> **Extracted material**:

━━━━━━━━━━

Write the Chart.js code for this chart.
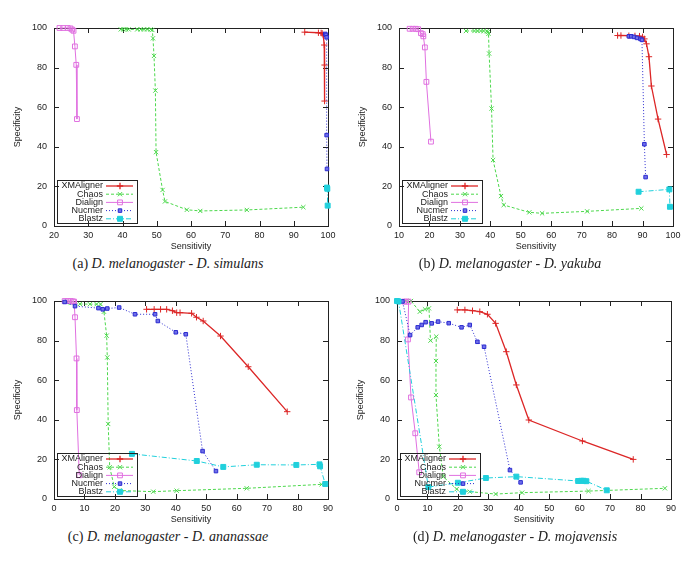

━━━━━━━━━━

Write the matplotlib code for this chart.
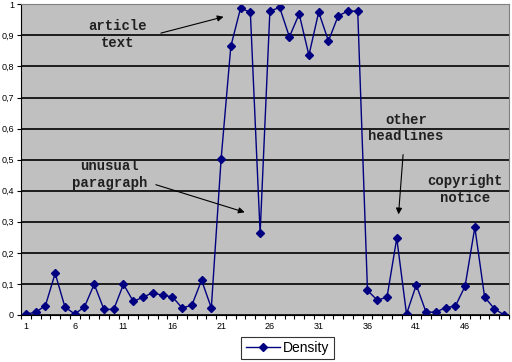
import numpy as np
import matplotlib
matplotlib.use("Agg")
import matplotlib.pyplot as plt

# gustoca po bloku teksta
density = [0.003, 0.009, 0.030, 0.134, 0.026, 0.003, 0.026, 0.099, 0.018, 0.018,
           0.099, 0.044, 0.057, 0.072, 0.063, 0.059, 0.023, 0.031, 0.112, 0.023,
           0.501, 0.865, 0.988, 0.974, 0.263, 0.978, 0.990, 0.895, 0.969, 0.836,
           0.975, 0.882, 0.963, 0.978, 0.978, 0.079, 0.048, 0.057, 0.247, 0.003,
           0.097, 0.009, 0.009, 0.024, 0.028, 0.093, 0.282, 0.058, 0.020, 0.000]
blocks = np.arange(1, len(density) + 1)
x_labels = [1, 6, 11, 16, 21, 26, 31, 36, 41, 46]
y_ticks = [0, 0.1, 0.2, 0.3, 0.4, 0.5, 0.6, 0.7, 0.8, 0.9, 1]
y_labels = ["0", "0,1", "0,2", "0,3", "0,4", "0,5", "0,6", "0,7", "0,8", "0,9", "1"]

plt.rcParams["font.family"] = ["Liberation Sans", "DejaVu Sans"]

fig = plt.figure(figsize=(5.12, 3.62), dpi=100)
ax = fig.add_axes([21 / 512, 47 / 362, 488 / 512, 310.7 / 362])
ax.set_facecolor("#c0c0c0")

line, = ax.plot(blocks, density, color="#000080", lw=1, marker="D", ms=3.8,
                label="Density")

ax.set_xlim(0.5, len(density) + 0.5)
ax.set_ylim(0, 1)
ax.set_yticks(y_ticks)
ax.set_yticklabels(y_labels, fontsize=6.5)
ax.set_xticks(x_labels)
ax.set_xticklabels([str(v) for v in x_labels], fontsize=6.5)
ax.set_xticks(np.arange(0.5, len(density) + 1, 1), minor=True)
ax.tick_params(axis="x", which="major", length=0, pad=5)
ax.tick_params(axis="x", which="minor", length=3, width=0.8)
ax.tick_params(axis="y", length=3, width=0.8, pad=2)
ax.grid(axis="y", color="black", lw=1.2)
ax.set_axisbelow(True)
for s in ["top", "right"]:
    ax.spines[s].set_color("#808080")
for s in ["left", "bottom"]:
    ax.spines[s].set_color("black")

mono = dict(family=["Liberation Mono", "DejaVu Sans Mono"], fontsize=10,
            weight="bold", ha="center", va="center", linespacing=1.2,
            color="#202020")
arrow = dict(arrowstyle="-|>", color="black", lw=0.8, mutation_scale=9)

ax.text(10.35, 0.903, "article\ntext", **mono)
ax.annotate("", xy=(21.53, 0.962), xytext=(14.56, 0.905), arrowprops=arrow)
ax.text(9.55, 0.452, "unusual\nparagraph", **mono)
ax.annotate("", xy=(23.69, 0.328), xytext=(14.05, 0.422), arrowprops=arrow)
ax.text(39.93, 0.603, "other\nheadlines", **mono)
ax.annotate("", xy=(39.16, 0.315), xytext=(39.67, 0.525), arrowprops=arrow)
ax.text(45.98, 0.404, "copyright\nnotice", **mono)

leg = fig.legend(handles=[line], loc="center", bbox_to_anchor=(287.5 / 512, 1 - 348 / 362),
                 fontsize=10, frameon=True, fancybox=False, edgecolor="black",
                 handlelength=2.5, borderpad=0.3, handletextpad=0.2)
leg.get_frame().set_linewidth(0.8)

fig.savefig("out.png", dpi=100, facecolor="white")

━━━━━━━━━━

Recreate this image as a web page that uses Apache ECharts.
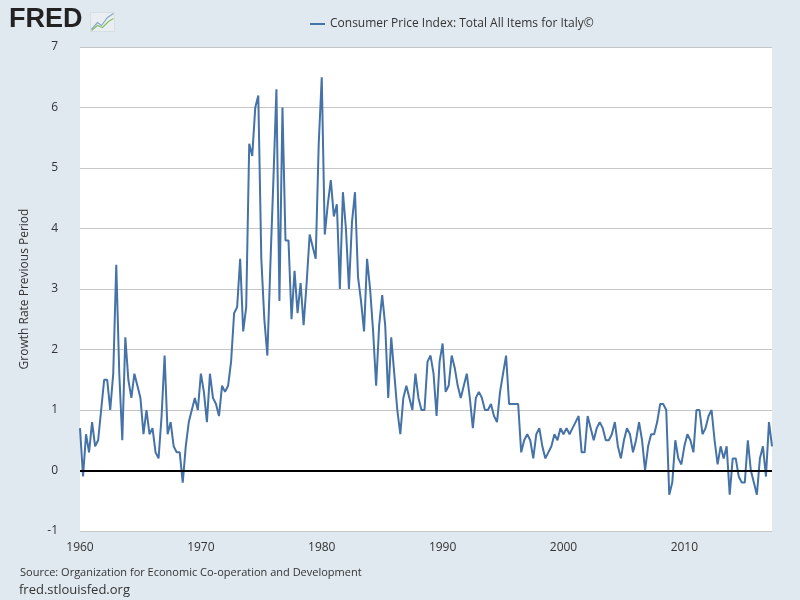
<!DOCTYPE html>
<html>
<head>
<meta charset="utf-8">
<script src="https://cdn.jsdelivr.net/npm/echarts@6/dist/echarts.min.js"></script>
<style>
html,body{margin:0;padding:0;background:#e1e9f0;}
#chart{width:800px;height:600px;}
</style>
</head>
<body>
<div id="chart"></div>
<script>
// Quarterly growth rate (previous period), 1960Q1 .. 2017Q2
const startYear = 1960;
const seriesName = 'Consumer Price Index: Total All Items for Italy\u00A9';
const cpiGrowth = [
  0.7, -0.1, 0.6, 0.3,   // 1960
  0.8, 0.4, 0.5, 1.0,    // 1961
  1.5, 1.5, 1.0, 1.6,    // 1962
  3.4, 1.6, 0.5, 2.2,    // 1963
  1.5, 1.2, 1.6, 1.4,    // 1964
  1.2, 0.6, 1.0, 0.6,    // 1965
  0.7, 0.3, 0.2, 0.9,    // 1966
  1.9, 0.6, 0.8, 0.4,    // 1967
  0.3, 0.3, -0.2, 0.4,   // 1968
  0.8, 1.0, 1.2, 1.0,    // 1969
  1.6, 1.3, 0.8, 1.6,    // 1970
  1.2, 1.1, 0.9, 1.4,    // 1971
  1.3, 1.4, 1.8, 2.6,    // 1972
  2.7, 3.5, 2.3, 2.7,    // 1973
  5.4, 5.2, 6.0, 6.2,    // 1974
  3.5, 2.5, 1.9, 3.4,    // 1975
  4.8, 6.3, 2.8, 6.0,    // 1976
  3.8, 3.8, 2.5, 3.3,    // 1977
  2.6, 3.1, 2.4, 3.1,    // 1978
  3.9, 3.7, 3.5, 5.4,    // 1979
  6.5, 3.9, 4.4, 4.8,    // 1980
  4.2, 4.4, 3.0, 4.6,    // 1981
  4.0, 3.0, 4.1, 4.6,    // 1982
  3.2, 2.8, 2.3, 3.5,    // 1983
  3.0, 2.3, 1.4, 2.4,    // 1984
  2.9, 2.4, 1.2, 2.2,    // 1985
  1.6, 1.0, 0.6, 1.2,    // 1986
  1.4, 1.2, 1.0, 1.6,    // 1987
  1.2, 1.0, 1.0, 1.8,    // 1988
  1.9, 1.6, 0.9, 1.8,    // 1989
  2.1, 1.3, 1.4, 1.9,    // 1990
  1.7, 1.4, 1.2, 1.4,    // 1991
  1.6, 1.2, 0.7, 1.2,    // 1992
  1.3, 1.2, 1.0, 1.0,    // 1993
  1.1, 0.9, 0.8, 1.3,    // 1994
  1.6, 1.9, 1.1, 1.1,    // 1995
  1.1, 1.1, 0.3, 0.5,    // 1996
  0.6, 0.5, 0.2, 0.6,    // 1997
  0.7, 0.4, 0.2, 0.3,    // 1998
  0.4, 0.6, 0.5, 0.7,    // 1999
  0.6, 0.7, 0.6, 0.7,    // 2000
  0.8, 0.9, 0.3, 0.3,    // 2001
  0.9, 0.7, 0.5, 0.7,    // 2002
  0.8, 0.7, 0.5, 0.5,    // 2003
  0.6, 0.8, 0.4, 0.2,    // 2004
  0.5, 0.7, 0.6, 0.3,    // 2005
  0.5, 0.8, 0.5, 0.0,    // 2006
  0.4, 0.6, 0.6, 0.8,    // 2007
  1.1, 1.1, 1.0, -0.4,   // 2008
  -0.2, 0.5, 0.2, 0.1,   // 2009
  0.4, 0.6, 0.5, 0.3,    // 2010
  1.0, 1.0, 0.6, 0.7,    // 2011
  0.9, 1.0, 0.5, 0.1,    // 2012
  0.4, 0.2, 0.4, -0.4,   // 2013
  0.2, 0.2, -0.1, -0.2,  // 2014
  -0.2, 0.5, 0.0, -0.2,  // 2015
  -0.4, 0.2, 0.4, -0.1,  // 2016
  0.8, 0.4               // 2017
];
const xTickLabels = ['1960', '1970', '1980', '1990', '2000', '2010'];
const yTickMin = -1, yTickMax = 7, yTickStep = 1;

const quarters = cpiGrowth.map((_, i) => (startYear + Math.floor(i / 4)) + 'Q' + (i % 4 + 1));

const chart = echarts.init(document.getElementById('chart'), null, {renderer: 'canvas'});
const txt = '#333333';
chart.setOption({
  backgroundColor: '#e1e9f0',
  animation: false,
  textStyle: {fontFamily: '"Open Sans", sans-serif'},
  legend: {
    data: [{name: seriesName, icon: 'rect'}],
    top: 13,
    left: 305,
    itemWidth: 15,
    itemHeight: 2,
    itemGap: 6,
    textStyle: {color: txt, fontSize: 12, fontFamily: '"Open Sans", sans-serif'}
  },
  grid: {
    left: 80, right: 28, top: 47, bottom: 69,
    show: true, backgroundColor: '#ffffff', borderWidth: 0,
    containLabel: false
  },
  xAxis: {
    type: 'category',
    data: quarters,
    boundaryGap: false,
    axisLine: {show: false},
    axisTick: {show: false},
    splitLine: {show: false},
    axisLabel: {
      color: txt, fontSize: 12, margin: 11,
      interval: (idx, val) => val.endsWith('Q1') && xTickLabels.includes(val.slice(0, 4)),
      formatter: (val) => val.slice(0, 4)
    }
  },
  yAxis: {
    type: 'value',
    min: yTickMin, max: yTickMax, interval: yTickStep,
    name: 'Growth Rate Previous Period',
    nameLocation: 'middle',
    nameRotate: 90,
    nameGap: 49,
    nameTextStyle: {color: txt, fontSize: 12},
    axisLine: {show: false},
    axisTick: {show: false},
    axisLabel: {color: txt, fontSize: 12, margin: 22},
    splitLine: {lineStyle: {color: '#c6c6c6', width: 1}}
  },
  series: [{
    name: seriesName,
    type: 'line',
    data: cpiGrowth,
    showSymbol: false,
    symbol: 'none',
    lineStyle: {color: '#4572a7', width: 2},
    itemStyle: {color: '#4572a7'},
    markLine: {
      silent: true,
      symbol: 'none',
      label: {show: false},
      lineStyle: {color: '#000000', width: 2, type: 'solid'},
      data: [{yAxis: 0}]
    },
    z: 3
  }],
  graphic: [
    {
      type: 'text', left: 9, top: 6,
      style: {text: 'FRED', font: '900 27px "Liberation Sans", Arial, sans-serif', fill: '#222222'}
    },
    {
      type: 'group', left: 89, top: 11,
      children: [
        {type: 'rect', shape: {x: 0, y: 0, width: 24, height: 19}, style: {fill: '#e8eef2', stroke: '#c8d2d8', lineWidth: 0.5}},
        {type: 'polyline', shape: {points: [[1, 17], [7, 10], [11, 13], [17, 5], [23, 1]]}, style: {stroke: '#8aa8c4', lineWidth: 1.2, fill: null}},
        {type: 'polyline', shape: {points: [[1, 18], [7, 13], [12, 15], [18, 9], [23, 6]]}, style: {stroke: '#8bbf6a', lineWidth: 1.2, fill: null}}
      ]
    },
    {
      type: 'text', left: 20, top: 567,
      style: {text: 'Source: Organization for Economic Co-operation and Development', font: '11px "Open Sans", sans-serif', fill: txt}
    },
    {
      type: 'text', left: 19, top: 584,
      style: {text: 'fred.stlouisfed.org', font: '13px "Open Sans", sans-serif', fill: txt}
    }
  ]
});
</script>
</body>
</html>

━━━━━━━━━━

> **Request**: Scan the material above. Extract every line in which the word "matplotlib" occurs.

> **Output**:
Write the matplotlib code for this chart.
import matplotlib
matplotlib.use("Agg")
import matplotlib.pyplot as plt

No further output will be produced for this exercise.